Besides, Zaytseva says, with the economic problems besetting the country, most people soon forgot about political activism and focused instead on survival. For her, she says that the wars in Chechnya shook her out of apathy.

For some others, the turning point came in October 1993, when President Boris Yeltsin allowed the shelling of the Supreme Soviet building to crush the Soviet era deputies' resistance to the old parliaments dissolution.

That was true for Anton Alipov. The twenty-year-old worker in communications services for a state company says he turned to "Stalinism" in reaction against Yeltsin. Alipov teaches Marxism-Leninism to newcomers to Viktor Anpilov's "Working Russia Party", which is represented in the Duma as part of the communist faction and is running at the head of the "Stalinist bloc" this year.

Alipov says that his primary education in Soviet school played a key-role in his interest in politics because at that time "even six-year olds were being taught ideology." Alipov still wistfully remembers the red neck tie worn by the Young Pioneers and the "moral certainty" of the times.

"I was young, there was still the Soviet Union, and I received an adequate education in Soviet School. When we were taught all those ideals of Soviet society, it wasn't as much instruction, as it was education. Now we have to fight for those [same ideals]. That apparently left a mark. And then that society was shattered. I reacted against this [change] in a simple childish way. And that's when everything started."

Alipov rejects the official Communist Party as "part of the system."

Andrey Kosmenin, a teacher from Ryazan, is also politically active, but his party of choice is Yabloko, headed by Grigory Yavlinsky. Kosmenin was one of the few activists from the reformist party at a pre-electoral debate held in a 300-seat auditorium in central Moscow last Wednesday. A candidate from Yabloko was debating that night with a communist. As is often the case, the room was filled with excited communists, mostly elderly. Drowning the Yabloko candidate's speech under cries of "dirty capitalist" and "blood-sucker", the communist supporters clearly dominated the evening.

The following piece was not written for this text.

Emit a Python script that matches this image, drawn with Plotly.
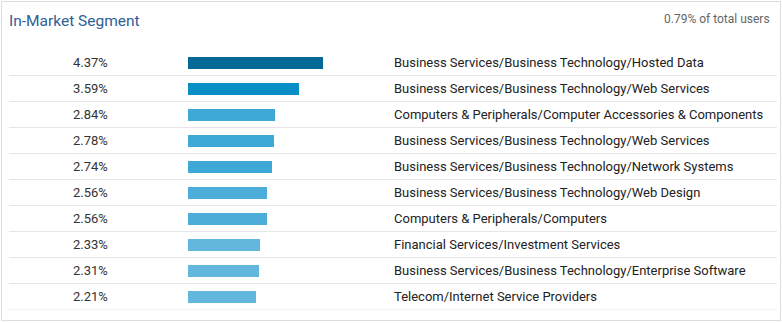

Kosmenin, speaking with RFE/RL, said there is a need for Russians to become more active in the political process.

"You can sit at home in front of your TV set. But then elections will come along and the question is that [their results] will affect your life, and [determine] how much you will still enjoy watching that same TV. In 1989 everyone was interested in politics. But they weren't interested in real politics -- who to vote for. [They were interested] in the gray spots in [Soviet] history, in debating the path Russia should follow. You can be interested in politics in this way but a normal interest [actually] starts with discussing who you're going to vote for. And I think that this interest does exist [in Russia]."

Sociologist Boris Kagarlitsky is a researcher at the Institute for Social Sciences with the Russian Academy of Science. He agrees with Anna Zaytseva that political activism almost completely died out after 1991, after economic hardship increased and people turned their attention to survival. He says that most of the people now participating in rallies are getting paid and that some companies even specialize in "renting out" participants.

But Kagarlitsky says that a renewal of civic engagement might surface soon in Russia. He says the current rejection of politics observed in Russian society may be more a reaction against the political establishment -- which is perceived as cynical and corrupt -- than against politics itself. He predicts that a renewal of civic activism might therefore lead to a revival of participation in more informal organizations rather than in established political parties.